Efficient Reduction of Interconnected Subsystem Models using Abstracted Environments
Luuk Poort, Bart Besselink, Rob H. B. Fey, Nathan van de Wouw
TL;DR
The paper tackles the computational bottleneck of structure-preserving MOR for interconnected subsystems by introducing two abstracted reduction frameworks that use low-order environment abstractions to preserve external IO behavior. It develops a robust-performance analysis that relates high-level accuracy requirements on the reduced interconnected map $\mathcal{F}_l(S,\hat{\Sigma}_B)$ to low-level bounds on environment/subsystem abstraction and reduction errors, ensuring stability and a prescribed $\mathcal{H}_\infty$-norm bound on the reduction error $\Lambda_C$. Two concrete variants are proposed: (i) environment-abstracted reduction (RAR-$E$) and (ii) subsystem-abstracted reduction (RAR-$\Sigma$), with a practical framework to optimize the low-level specifications via LMIs and convex optimization, aided by weighting functions $V$ and $W$. A wafer-stage structural-dynamics benchmark demonstrates that RAR-$E$ achieves the largest reduction with competitive accuracy relative to the state-of-the-art RSS method, while RAR-$\Sigma$ provides maximal accuracy at higher reduced orders; the results underscore the trade-offs between modularity, reduction extent, and accuracy, governed by the chosen weighting and abstraction strategy.
Abstract
We present two frameworks for structure-preserving model order reduction of interconnected subsystems, improving tractability of the reduction methods while ensuring stability and accuracy bounds of the reduced interconnected model.
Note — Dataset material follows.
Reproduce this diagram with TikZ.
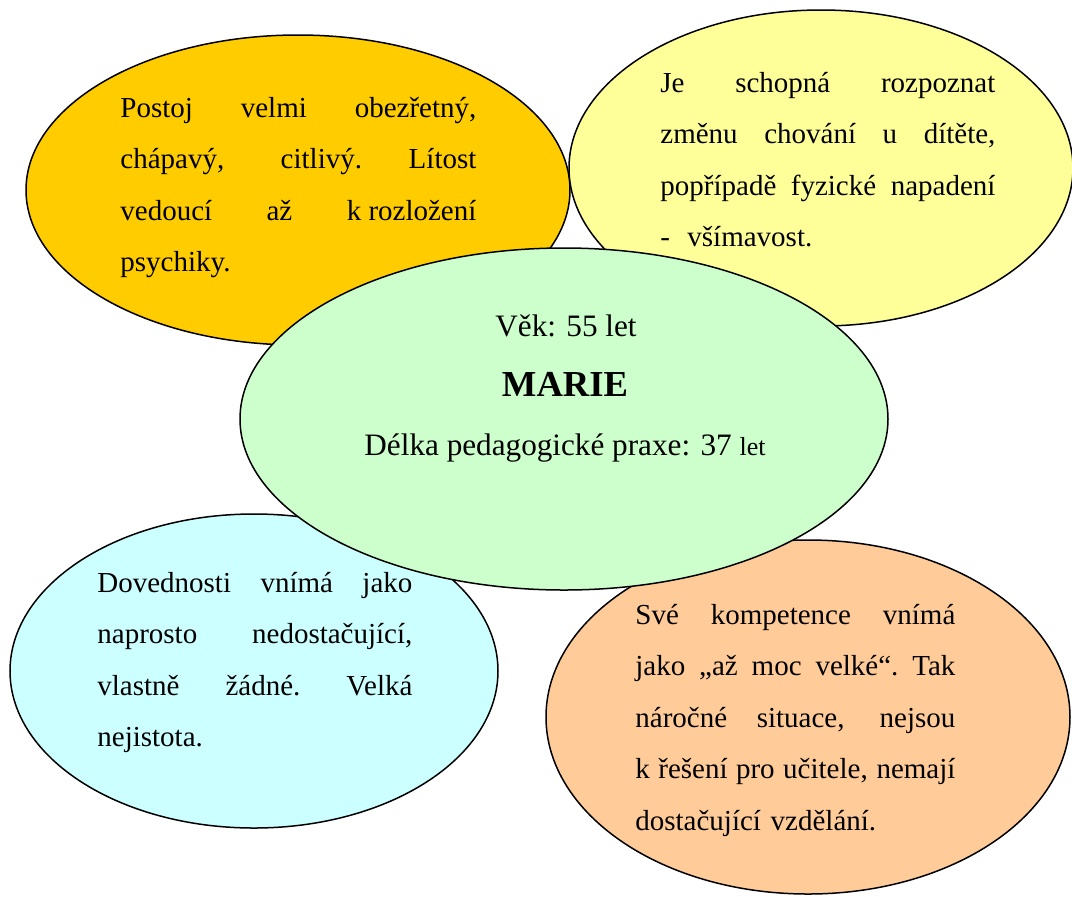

Instead of reducing each subsystem independently, we take a low-order abstraction of its environment into account to better capture the dynamics relevant to the external input-output behaviour of the interconnected system, thereby increasing accuracy of the reduced interconnected model. This approach significantly reduces the computational costs of reduction by abstracting instead of fully retaining the environment. The two frameworks differ in how they generate these abstracted environments: one abstracts the environment as a whole, whereas the other abstracts each individual subsystem. By relating low-level errors introduced by reduction and abstraction to the resulting high-level error on the interconnected system, we are able to translate high-level accuracy requirements (on the reduced interconnected system) to low-level specifications (on abstraction and reduction errors) using techniques from robust performance analysis. By adhering to these low-level specifications, restricting the introduced low-level errors, both frameworks automatically guarantee the accuracy and stability of the reduced interconnected system. We demonstrate the effectiveness of both frameworks by applying them to a structural dynamics model of a two-stroke wafer stage, achieving improved accuracy and/or greater reduction compared to an existing method from literature.